Читаем Красный век. Эпоха и ее поэты. В 2 книгах полностью

“Несмотря на свои тридцать пять лет — как он еще молод!.. Ни вкуса пепла во рту (он говорил потом: у меня вкус пепла во рту даже от рубленых котлет!), ни горьких лет нужды и изгнания, ни чувства страха, который скручивает узлом…У него, как у всех нас, была еще родина, был город, была профессия, было имя. Безнадежность только изредка… тенью набегала на душу, мелодия еще звучала внутри, намекая, что не из всех людей хорошо делать гвозди, иные могут пригодиться и в другом своем качестве. И в этом другом качестве казалось возможным организовать — не Россию, не революцию, не мир, но прежде всего самого себя”.

Берберова попадает в самый нерв. “Организовать самого себя” — тут вся драма Ходасевича. “Порядок внутри себя, важность смысла за фактом”. Потому что ни Россию, ни мир “организовать” невозможно. Но что значит: организовать “себя” вне России и вне мира? Что можно спасти на таком пепелище? Разве что “язык”…
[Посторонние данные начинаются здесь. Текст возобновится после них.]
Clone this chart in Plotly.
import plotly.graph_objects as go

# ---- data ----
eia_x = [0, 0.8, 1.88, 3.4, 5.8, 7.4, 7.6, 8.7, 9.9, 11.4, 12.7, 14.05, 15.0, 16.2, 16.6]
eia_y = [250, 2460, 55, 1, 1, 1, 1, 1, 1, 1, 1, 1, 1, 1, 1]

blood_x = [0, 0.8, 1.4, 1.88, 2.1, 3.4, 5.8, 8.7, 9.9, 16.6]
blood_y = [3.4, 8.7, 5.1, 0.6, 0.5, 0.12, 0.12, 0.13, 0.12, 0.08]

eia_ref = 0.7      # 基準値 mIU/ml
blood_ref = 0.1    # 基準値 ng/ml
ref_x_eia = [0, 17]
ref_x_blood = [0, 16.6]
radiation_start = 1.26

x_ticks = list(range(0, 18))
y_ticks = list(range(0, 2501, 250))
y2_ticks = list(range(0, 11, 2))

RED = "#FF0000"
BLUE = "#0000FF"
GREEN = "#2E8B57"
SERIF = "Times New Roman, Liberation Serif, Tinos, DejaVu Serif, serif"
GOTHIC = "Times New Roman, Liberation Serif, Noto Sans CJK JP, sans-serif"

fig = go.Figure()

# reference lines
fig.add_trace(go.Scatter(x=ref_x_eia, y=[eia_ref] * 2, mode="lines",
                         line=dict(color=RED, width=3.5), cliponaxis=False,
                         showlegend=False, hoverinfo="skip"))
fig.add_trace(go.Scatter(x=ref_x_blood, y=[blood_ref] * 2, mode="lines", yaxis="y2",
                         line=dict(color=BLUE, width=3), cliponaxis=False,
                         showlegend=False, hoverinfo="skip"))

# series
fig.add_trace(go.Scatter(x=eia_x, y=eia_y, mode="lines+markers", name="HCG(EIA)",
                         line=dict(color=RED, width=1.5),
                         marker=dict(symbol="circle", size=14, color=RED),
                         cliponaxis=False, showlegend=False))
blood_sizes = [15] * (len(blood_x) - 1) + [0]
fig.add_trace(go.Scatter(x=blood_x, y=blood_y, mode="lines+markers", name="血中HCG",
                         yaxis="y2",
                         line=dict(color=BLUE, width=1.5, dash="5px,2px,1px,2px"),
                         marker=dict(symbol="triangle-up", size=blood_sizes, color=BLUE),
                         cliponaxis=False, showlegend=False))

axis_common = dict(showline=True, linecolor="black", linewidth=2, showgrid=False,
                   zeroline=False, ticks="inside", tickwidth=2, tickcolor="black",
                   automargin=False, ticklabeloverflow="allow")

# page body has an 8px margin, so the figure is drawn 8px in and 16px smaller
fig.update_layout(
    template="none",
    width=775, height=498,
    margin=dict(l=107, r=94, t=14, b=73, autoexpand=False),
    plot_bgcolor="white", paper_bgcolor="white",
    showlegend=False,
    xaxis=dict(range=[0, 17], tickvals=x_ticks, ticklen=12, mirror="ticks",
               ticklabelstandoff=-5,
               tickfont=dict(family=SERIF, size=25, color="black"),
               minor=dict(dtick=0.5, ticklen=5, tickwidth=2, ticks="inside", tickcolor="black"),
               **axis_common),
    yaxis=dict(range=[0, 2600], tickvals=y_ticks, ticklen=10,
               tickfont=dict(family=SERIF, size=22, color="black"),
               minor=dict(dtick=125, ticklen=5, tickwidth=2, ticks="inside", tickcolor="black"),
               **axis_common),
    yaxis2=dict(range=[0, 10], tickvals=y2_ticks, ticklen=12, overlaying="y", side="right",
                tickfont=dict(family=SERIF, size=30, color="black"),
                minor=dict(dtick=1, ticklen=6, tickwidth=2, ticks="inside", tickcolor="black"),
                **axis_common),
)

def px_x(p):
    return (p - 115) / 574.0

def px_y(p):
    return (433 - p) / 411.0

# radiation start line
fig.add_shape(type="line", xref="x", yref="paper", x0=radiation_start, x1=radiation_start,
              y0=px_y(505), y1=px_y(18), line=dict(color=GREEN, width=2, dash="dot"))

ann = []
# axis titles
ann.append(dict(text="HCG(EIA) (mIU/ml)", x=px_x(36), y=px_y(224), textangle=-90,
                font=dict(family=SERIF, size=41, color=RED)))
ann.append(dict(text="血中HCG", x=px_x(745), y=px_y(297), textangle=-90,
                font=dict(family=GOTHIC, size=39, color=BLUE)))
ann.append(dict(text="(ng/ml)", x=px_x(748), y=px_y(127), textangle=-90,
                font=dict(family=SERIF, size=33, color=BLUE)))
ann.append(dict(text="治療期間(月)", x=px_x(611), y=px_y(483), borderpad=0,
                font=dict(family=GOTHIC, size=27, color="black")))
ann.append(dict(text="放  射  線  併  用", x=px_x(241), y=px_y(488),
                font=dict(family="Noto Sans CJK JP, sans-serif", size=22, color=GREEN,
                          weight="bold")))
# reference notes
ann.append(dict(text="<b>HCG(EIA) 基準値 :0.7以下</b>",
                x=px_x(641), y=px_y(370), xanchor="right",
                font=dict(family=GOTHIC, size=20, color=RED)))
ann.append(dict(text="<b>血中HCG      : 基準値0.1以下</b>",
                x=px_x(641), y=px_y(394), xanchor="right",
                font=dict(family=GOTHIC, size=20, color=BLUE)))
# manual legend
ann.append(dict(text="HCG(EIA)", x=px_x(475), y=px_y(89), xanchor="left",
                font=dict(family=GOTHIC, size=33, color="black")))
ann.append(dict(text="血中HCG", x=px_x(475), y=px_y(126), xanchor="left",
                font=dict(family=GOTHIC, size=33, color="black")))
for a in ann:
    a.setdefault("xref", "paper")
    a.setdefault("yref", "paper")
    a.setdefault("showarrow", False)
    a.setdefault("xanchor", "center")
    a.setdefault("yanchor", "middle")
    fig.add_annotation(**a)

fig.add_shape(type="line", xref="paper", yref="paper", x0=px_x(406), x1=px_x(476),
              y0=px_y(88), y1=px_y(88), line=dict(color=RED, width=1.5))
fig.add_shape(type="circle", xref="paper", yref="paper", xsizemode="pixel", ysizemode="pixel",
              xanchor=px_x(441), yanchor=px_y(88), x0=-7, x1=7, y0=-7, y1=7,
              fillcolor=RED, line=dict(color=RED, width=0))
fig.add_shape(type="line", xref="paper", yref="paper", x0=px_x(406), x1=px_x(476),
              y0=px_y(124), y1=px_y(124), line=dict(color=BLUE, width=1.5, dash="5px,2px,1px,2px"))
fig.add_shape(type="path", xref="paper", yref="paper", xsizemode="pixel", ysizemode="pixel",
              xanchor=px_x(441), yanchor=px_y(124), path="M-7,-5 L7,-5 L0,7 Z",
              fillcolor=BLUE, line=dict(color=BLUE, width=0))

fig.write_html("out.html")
За полвека предвещена Ходасевичем трагедия другого великого поэта русского небытия — Иосифа Бродского. У которого тоже оставался — “только язык”.

Накануне отъезда Берберова просит Ходасевича записать для нее основные события его завершающейся русской биографии. Перечень набросан тотчас: все тридцать пять прожитых лет, по годам. Завершает список строка: “1921…КАТАСТРОФА”.

Это написано полным сил и надежд человеком, который едет — “подлечиться”.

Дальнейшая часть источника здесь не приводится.